Standard material cost ($7 x 3,240) = 22,680

Less: Actual material cost                 = 22,440

Total material cost variance                  240(F)

Material price variance = (SP - AP) x Actual quantity purchased

                                      = ($7 - $6.80) x 3.300

                                      = $660(F)

Material quantity variance = (SQ - AQU) x standard price

                                           = (3,240 - 3,300) x $7

                                           = $420(A)

b. Favourable material price variance could arise as a result of higher bargaining power of the company

Unfavourable material usage variance could be as a result of substandard material

Unfavourable labour quantity variance may arise as a result of use of unskilled labour

Explanation: Total material cost variance is the difference between standard material cost and actual material cost.

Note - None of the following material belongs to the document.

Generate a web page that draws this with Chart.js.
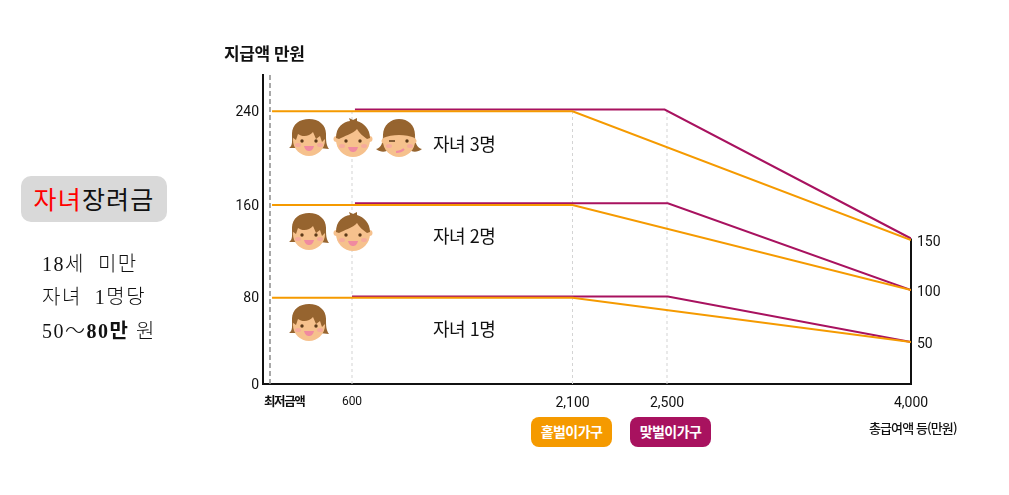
<!DOCTYPE html>
<html lang="ko">
<head>
<meta charset="utf-8">
<script src="https://cdn.jsdelivr.net/npm/chart.js@4"></script>
<style>
    body { margin: 0; background: #fff; width: 1009px; height: 495px; position: relative; overflow: hidden; font-family: "Noto Sans CJK KR", sans-serif; color: #111; }
    canvas { position: absolute; left: 0; top: 0; }
    .txt { position: absolute; white-space: nowrap; line-height: 1; }
    .kid { position: absolute; }
    .badge { position: absolute; top: 417px; height: 30px; line-height: 29px; border-radius: 8px; color: #fff; font-size: 14px; font-weight: 700; text-align: center; letter-spacing: -0.6px; }
    #heading { position: absolute; left: 21px; top: 176px; width: 146px; height: 46px; line-height: 45px; border-radius: 10px; background: #d9d9d9; text-align: center; font-size: 25px; letter-spacing: 1.2px; }
    .note { position: absolute; left: 42px; font-family: "Liberation Serif", "Noto Sans CJK KR", serif; font-size: 20px; letter-spacing: 1.5px; line-height: 1; white-space: nowrap; font-weight: 300; }
</style>
</head>
<body>
<canvas id="myChart" width="1009" height="495"></canvas>

<!-- left panel -->
<div id="heading"><span style="color:#f00">자녀</span>장려금</div>
<div class="note" style="top:254px">18세&nbsp;&nbsp;미만</div>
<div class="note" style="top:287px">자녀&nbsp;&nbsp;1명당</div>
<div class="note" style="top:321px">50～<b style="font-weight:700">80만</b> 원</div>

<!-- axis captions -->
<div class="txt" style="left:224px;top:44px;font-size:17px;font-weight:700;letter-spacing:-0.4px">지급액 만원</div>
<div class="txt" style="left:264px;top:395px;font-size:12.5px;font-weight:700;letter-spacing:-1.4px">최저금액</div>
<div class="txt" style="left:869px;top:421px;font-size:13px;font-weight:500;letter-spacing:-0.9px">총급여액 등(만원)</div>

<!-- row captions -->
<div class="txt" style="left:433px;top:134px;font-size:18px;letter-spacing:-0.5px">자녀 3명</div>
<div class="txt" style="left:433px;top:226px;font-size:18px;letter-spacing:-0.5px">자녀 2명</div>
<div class="txt" style="left:433px;top:319px;font-size:18px;letter-spacing:-0.5px">자녀 1명</div>

<div class="badge" style="left:531px;width:81px;background:#f59a00">홑벌이가구</div>
<div class="badge" style="left:630px;width:81px;background:#a8125f">맞벌이가구</div>

<!-- faces -->
<svg width="0" height="0" style="position:absolute">
    <symbol id="girl" viewBox="0 0 40 37">
        <path d="M0 29C4 27 3 21 3 15 3 5 11 0 20 0 30 0 37 6 37 15 37 21 37 26 40 30L30 29H10Z" fill="#96642f"/>
        <circle cx="20" cy="21" r="16" fill="#f6c18d"/>
        <path d="M3 18C3 8 11 1 20 1 30 1 37 9 37 19L33 23 31 17 27 20 24 13C20 18 13 18 9 15L7 21Z" fill="#96642f"/>
        <circle cx="13" cy="22" r="1.7" fill="#5c3a1a"/><circle cx="27" cy="22" r="1.7" fill="#5c3a1a"/>
        <ellipse cx="9" cy="26" rx="3" ry="2" fill="#f6ab9c"/><ellipse cx="31" cy="26" rx="3" ry="2" fill="#f6ab9c"/>
        <path d="M15 27H25C24 31 22 32 20 32 18 32 16 31 15 27Z" fill="#f08aa0"/>
    </symbol>
    <symbol id="boy" viewBox="0 0 40 39">
        <circle cx="3.5" cy="21" r="3" fill="#f6c18d"/><circle cx="36.5" cy="21" r="3" fill="#f6c18d"/>
        <circle cx="20" cy="22" r="17" fill="#f6c18d"/>
        <path d="M3 20C3 9 10 4 17 3L16 0 20 2 24 0 24 3C31 5 37 11 37 20L34 21C30 18 26 15 24 11 20 16 11 18 6 21Z" fill="#96642f"/>
        <circle cx="13" cy="23" r="1.7" fill="#5c3a1a"/><circle cx="27" cy="23" r="1.7" fill="#5c3a1a"/>
        <ellipse cx="9" cy="28" rx="3" ry="2" fill="#f6ab9c"/><ellipse cx="31" cy="28" rx="3" ry="2" fill="#f6ab9c"/>
        <path d="M15 29H25C24 33 22 34 20 34 18 34 16 33 15 29Z" fill="#f08aa0"/>
    </symbol>
    <symbol id="girl2" viewBox="0 0 46 38">
        <path d="M0 30C5 29 7 24 7 16 7 6 15 0 23 0 32 0 39 6 39 16 39 24 41 29 46 30 41 34 35 33 33 30H13C11 33 5 34 0 30Z" fill="#96642f"/>
        <circle cx="8" cy="22" r="2.5" fill="#f6c18d"/><circle cx="38" cy="22" r="2.5" fill="#f6c18d"/>
        <circle cx="23" cy="22" r="16" fill="#f6c18d"/>
        <path d="M7 19C8 9 15 3 23 3 31 3 38 9 39 19 30 15 16 15 7 19Z" fill="#96642f"/>
        <path d="M13 22H19" stroke="#5c3a1a" stroke-width="1.5"/><circle cx="31" cy="22" r="1.7" fill="#5c3a1a"/>
        <ellipse cx="13" cy="27" rx="3" ry="2" fill="#f6ab9c"/><ellipse cx="34" cy="27" rx="3" ry="2" fill="#f6ab9c"/>
        <path d="M20 33C23 33 26 32 28 30" stroke="#f08aa0" stroke-width="2" fill="none"/>
    </symbol>
</svg>
<svg class="kid" style="left:289px;top:119px" width="40" height="37"><use href="#girl"/></svg>
<svg class="kid" style="left:333px;top:118px" width="40" height="39"><use href="#boy"/></svg>
<svg class="kid" style="left:376px;top:119px" width="46" height="38"><use href="#girl2"/></svg>
<svg class="kid" style="left:289px;top:213px" width="40" height="37"><use href="#girl"/></svg>
<svg class="kid" style="left:333px;top:212px" width="40" height="39"><use href="#boy"/></svg>
<svg class="kid" style="left:289px;top:304px" width="40" height="37"><use href="#girl"/></svg>

<script>
// Axis ticks
const incomeTicks = [600, 2100, 2500, 4000];
const amountTicks = [0, 80, 160, 240];
const rightTicks = [50, 100, 150];

// Single earner households
const singleIncome = [15, 2100, 4000];
const singleThree = [240, 240, 150];
const singleTwo = [160, 160, 100];
const singleOne = [80, 80, 50];

// Dual earner households
const dualIncomeThree = [620, 2490, 4000];
const dualIncomeTwo = [620, 2505, 4000];
const dualIncomeOne = [600, 2505, 4000];
const dualThree = [242, 242, 152];
const dualTwo = [162, 162, 100];
const dualOne = [82, 82, 50];

// Guides
const minimumWage = 0;
const guideIncome = [600, 2100, 2500];
const guideTop = 240;
const axisTop = 270;

const ORANGE = '#f59a00';
const PURPLE = '#a8125f';
const TICK_FONT = 'Roboto';

// The original picture is not drawn to scale, so the axes go through fixed knots
class KnotScale extends Chart.LinearScale {
    static id = 'knot';
    static defaults = {};

    getPixelForValue(value) {
        const { values, pixels } = this.options.knots;
        let i = 1;
        while (i < values.length - 1 && value > values[i]) i++;
        const t = (value - values[i - 1]) / (values[i] - values[i - 1]);
        return pixels[i - 1] + t * (pixels[i] - pixels[i - 1]);
    }

    getValueForPixel(pixel) {
        const { values, pixels } = this.options.knots;
        let i = 1;
        while (i < values.length - 1 && (pixel - pixels[i]) * (pixels[1] - pixels[0]) > 0) i++;
        const t = (pixel - pixels[i - 1]) / (pixels[i] - pixels[i - 1]);
        return values[i - 1] + t * (values[i] - values[i - 1]);
    }
}
Chart.register(KnotScale);

const xKnots = { values: [-50, 0, 600, 2100, 2500, 4000], pixels: [263, 270, 352, 572.5, 667, 911] };
const yKnots = {
    values: [0, 50, 80, 82, 100, 150, 152, 160, 162, 240, 242, 270],
    pixels: [384, 342, 297.7, 296.5, 290, 240, 238.5, 205, 203.3, 111.2, 109.5, 75]
};

function toPoints(xs, ys) {
    return xs.map((x, i) => ({ x: x, y: ys[i] }));
}

function earnerLine(label, xs, ys, color) {
    return { label: label, data: toPoints(xs, ys), borderColor: color, borderWidth: 2, pointRadius: 0, tension: 0 };
}

function guideLine(x) {
    return {
        label: 'guide', data: toPoints([x, x], [0, guideTop]),
        borderColor: '#d4d4d4', borderWidth: 1, borderDash: [3, 3], pointRadius: 0
    };
}

// fixed box sizes, and no margin asked for overhanging labels
function pinBox(size) {
    return s => {
        if (s.isHorizontal()) s.height = size; else s.width = size;
        s.paddingLeft = s.paddingRight = s.paddingTop = s.paddingBottom = 0;
    };
}

new Chart(document.getElementById('myChart'), {
    type: 'scatter',
    data: {
        datasets: [
            earnerLine('홑벌이가구 자녀 3명', singleIncome, singleThree, ORANGE),
            earnerLine('홑벌이가구 자녀 2명', singleIncome, singleTwo, ORANGE),
            earnerLine('홑벌이가구 자녀 1명', singleIncome, singleOne, ORANGE),
            earnerLine('맞벌이가구 자녀 3명', dualIncomeThree, dualThree, PURPLE),
            earnerLine('맞벌이가구 자녀 2명', dualIncomeTwo, dualTwo, PURPLE),
            earnerLine('맞벌이가구 자녀 1명', dualIncomeOne, dualOne, PURPLE),
            ...guideIncome.map(guideLine),
            {
                label: '최저금액', data: toPoints([minimumWage, minimumWage], [0, axisTop]),
                borderColor: '#8c8c8c', borderWidth: 1.5, borderDash: [5, 3], pointRadius: 0
            },
            // right axis only runs up to the 150 mark
            {
                label: 'right axis', data: toPoints([4000, 4000], [0, 152]),
                borderColor: '#111', borderWidth: 2, pointRadius: 0, clip: false
            }
        ]
    },
    options: {
        responsive: false,
        animation: false,
        showLine: true,
        layout: { padding: { top: 75 } },
        plugins: { legend: { display: false }, tooltip: { enabled: false } },
        scales: {
            x: {
                type: 'knot',
                knots: xKnots,
                min: -50,
                max: 4000,
                afterFit: pinBox(111),
                afterBuildTicks: s => { s.ticks = incomeTicks.map(v => ({ value: v })); },
                grid: { display: false },
                border: { color: '#111', width: 2 },
                ticks: {
                    autoSkip: false,
                    maxRotation: 0,
                    padding: 3,
                    color: '#111',
                    font: c => ({ family: TICK_FONT, size: c.index === 0 ? 12 : 14 }),
                    callback: v => v.toLocaleString('en-US')
                }
            },
            y: {
                type: 'knot',
                knots: yKnots,
                min: 0,
                max: axisTop,
                afterFit: pinBox(263),
                afterBuildTicks: s => { s.ticks = amountTicks.map(v => ({ value: v })); },
                grid: { display: false, tickLength: 1 },
                border: { color: '#111', width: 2 },
                ticks: {
                    autoSkip: false,
                    padding: 3,
                    labelOffset: 1,
                    color: '#111',
                    font: { family: TICK_FONT, size: 14 }
                }
            },
            y2: {
                type: 'knot',
                position: 'right',
                knots: yKnots,
                min: 0,
                max: axisTop,
                afterFit: pinBox(98),
                afterBuildTicks: s => { s.ticks = rightTicks.map(v => ({ value: v })); },
                grid: { display: false, drawOnChartArea: false, tickLength: 1 },
                border: { display: false },
                ticks: {
                    autoSkip: false,
                    padding: 5,
                    labelOffset: 2,
                    color: '#111',
                    font: { family: TICK_FONT, size: 14 }
                }
            }
        }
    }
});
</script>
</body>
</html>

Material price variance is the difference between standard price and actual price multiplied by actual quantity purchased. Actual price is obtained by dividing the actual material cost by the actual quantity purchased.

Material quantity variance is the difference between standard quantity and actual quantity used multiplied by standard price. Standard quantity is obtained by multiplying the standard quantity per unit by actual production for the period.